If you ask enough people then you will start to see a pattern in AA. There are “winners” at an AA meeting, and these are the people who are taking action. They are movers and shakers. They are not lazy and sitting around and expecting some magic cure in AA that comes without any work at all. Instead they are taking action and they are creating their own success through hard work. Without even knowing it, these are the people who would do just fine without a formal program of recovery.

And therein lies the secret sauce of success–it is not about a specific program of recovery. It is not about a magic sequence of steps that can bring about sobriety. That was a false path to begin with, it had you fooled right from the start (if you thought that the 12 steps were the one true path to recovery, that is).

Talk to the “winners” at any AA meeting and you will find that they all have a common thread–they are busting their tails in terms of personal growth outside of the meetings. The “winners” in recovery are defined by the fact that they are action takers. They take positive action every day. The fact that they are in AA is just a backdrop for this positive action. The 12 steps are not crucial to their success (though nearly all of them will believe that they are). It is their daily action and their continuous effort–their commitment to growth. This is what keeps them clean and sober. This is what defines their success.

So many people believe that the 12 steps have some sort of magic power, that they hold some secret to sobriety. In truth they are but one suggested path out of many. And from what I have seen in my 12 years of recovery experience, the emphasis on spiritual growth is nothing but a distraction from the other forms of growth that may serve you just as well (or better).
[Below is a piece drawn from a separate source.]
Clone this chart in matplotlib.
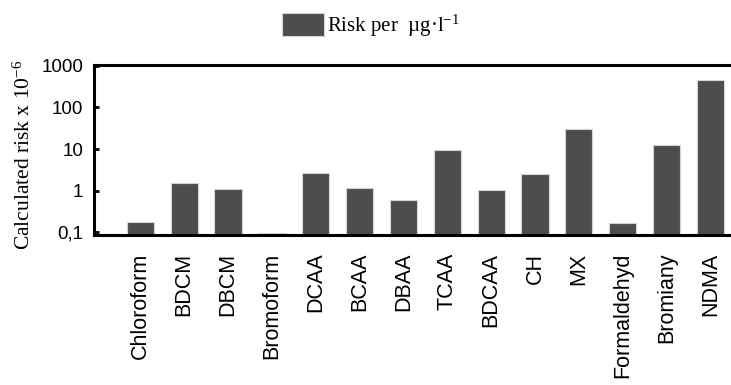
import numpy as np
import matplotlib
matplotlib.use("Agg")
import matplotlib.pyplot as plt

# risk per ug/l for each disinfection by-product (x 10^-6)
compounds = ["Chloroform", "BDCM", "DBCM", "Bromoform", "DCAA", "BCAA", "DBAA",
             "TCAA", "BDCAA", "CH", "MX", "Formaldehyd", "Bromiany", "NDMA"]
risk = [0.18, 1.5, 1.08, 0.095, 2.6, 1.14, 0.61,
        9.6, 1.06, 2.5, 29.7, 0.17, 12.5, 444]
yticks = [0.1, 1, 10, 100, 1000]
yticklabels = ["0,1", "1", "10", "100", "1000"]

plt.rcParams["font.family"] = "Liberation Sans"
plt.rcParams["mathtext.fontset"] = "custom"
plt.rcParams["mathtext.rm"] = "Liberation Serif"
plt.rcParams["mathtext.it"] = "Liberation Serif:italic"

fig = plt.figure(figsize=(7.31, 3.85), dpi=100)
W, H = 731.0, 385.0
# axes runs off the right edge of the figure
ax = fig.add_axes([94.3 / W, (H - 234.5) / H, 660 / W, (234.5 - 65.2) / H])

x = np.arange(len(compounds))
bars = ax.bar(x, risk, width=0.62, color="#4d4d4d", edgecolor="#d4d4d4",
              linewidth=0.8, label=r"Risk per  µg·l$^{\mathregular{-1}}$")

ax.set_yscale("log")
ax.set_ylim(0.089, 1030)
ax.set_xlim(-1.05, 14.0)
ax.set_yticks(yticks)
ax.set_yticklabels(yticklabels)
ax.yaxis.set_minor_locator(matplotlib.ticker.NullLocator())
ax.set_xticks(x)
ax.set_xticklabels(compounds, rotation=90, fontsize=15.5)

ax.tick_params(axis="y", direction="in", length=3.5, width=2, pad=8, labelsize=13.5)
ax.tick_params(axis="x", length=0, pad=13)
for side in ["left", "bottom", "top"]:
    ax.spines[side].set_linewidth(2.2)
ax.spines["right"].set_visible(False)

ax.set_ylabel(r"Calculated risk x 10$^{\mathregular{-6}}$", family="Liberation Serif",
              fontsize=15.5)
ax.yaxis.set_label_coords(35 / W, (H - 155) / H, transform=fig.transFigure)

fig.legend(handles=[bars], loc="upper center", bbox_to_anchor=(0.507, 0.995),
           frameon=False, borderpad=0, handlelength=2.0, handleheight=1.35,
           handletextpad=0.15, prop={"family": "Liberation Serif", "size": 15})

fig.savefig("out.png", dpi=100)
Recovery demands a holistic approach, and AA narrows this down to a faith based solution. This is a mistake. The people in AA who are the “winners” have figured out that they have to take positive action outside of the meetings in order to sustain recovery (and therefore personal growth).

The real work happens outside of the meetings, where you deal with real life every day. The real work happens when you are taking positive action and pursuing real growth and healthy changes in your life. AA is nothing more than a backdrop for these actions to occur.

The modern rules of recovery are just this: You need positive action and personal growth in order to sustain recovery. Specific programs or faith are simply a backdrop for taking positive action. The real key is the growth itself, not the programs that suggest growth.

There is an old Zen teaching about “the finger pointing at the moon” that I just love. A teacher points at the moon and says to the student “what’s that?” and the student replies “the moon.”

The teacher then corrects him, saying “no, that is a finger pointing at the moon.”

In other words, don’t mistake faith based recovery or AA for the real solution. Personal growth and positive action are the core of successful recovery. They are the moon. Programs like AA or faith based recovery are just fingers that point at the moon. They may inspire growth or action, but the are a second layer on top of the real secret of success.

Complacency – or why a lifetime of AA meetings might fail

Modern recovery should recognize that complacency can kill you–both in and out of AA or faith based programs.

What is complacency? It is illustrated by the old timer who relapses. I knew a guy who had 18 years in AA and he just drank all of a sudden. Stayed out for one weekend, then came back to the meetings. The universal consensus was that he had become complacent. Obviously he knew (at one time) what it took to stay clean and sober. He simply forgot this solution due to his laziness and complacency. He had stopped taking positive action and pushing himself towards genuine growth.

This can happen both in or outside of AA. The solution is always the same (whether you in a formal program of recovery or not) and that is that you need to develop a strategy of personal growth. You need to keep pushing yourself to make positive changes in order to avoid relapse. This idea is at the core of modern recovery. Positive action and growth are the key to long term sobriety.